Guest post for CFO on Call written by Float
Think it’s impossible to predict the future? With cash flow forecasting, think again.
Here are the top 10 things you need to know about cash flow forecasting and how it can help your business.
A cash flow forecast shows how much will be in the bank each day, week or month.
Cash flow represents the money going into and out of a company’s bank account over time. Forecasting this cash flow tells you what your future bank balance will be at the end of each time period, enabling your business to plan accordingly.
A cash flow forecast is different than a budget, but both are integral for business success.

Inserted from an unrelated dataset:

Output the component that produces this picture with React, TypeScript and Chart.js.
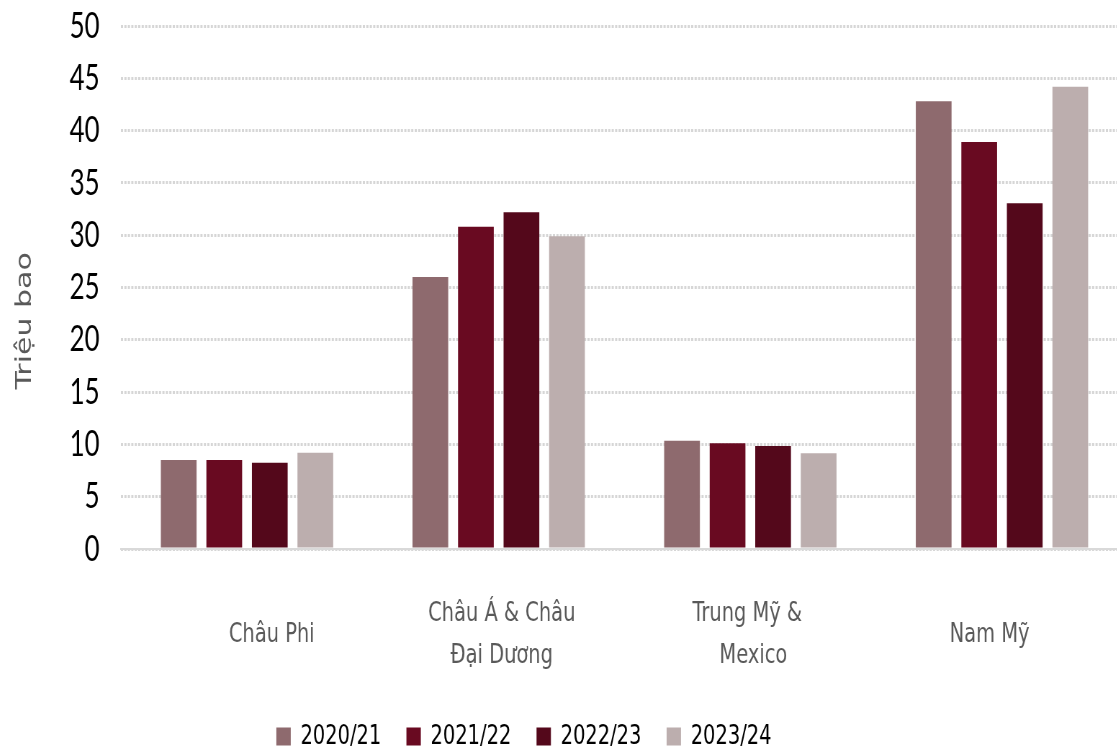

A budget maps out the income and expenses a business is expecting usually on a monthly basis, while a cash flow forecast shows exactly when the cash will enter and leave a business’s bank account. While they serve different purposes, both a budget and a cash flow forecast are critical to ensure the funds you need to grow your business are available at the right time.
A cash flow forecast helps businesses take advantage of cash surpluses.
A cash flow forecast can reveal when your business will have excess cash on hand and help you decide how to take advantage of this sitting cash, such as by reinvesting it in the business or taking a dividend.
Cash flow forecasting helps businesses avoid future cash deficits.
Knowing how much money your business will have in the bank will draw attention to times when cash will be running low, helping you make important decisions such as whether to take out a loan or whether to cut costs for that time period to compensate.
A cash flow forecast draws on the past to more accurately predict future cash movements.
Simply looking at the past won’t tell you how your business will perform. However, using historic trends and averages in your company’s cash flow can increase the accuracy of your cash flow forecast and bring your estimates in line with actuals.
Answer future ‘what if’ questions with different cash flow scenarios.
Within a cash flow forecast, you can play around with different scenarios which allow you to estimate the impact decisions like hiring a new employee, buying a new printer, or moving offices will have on your bank balance.
A cash flow forecast is an effective way of communicating information to stakeholders.
A cash flow forecast provides an accurate picture of a company’s financial situation at a given point in time. This information can be compiled into a report and provided to a range of stakeholders including board members, external advisers, and clients.
You can create a cash flow forecast yourself in a spreadsheet or use an add on for Xero to do all the heavy lifting for you.
There are countless cash flow forecasting templates for spreadsheets that are available online through an easy Google search. However, forecasting with a spreadsheet is prone to human error as it requires constant number-crunching.
Luckily, there are add ons like Float that import your company’s financial information directly from Xero to create a user-friendly cash flow forecast — free from the headaches of a spreadsheet.
Other Xero add ons can help you get paid on time to contribute to an even more accurate forecast.
There are over 500 Xero add ons that can help you run your business. Chaser automatically sends invoices and reminders to clients who have yet to pay, increasing your chances of getting paid on time. Practice Ignition facilitates the process of engaging and charging a client by automating on-boarding, proposal generation, engagement letters, and recurring invoices.
Check out the Xero marketplace for more information.
A clear plan for your future cash situation is critical for business success.
Whether you want to attract outside investment to facilitate growth or take significant drawings, a cash flow forecast gives you the tools you need to plan for your business’s future.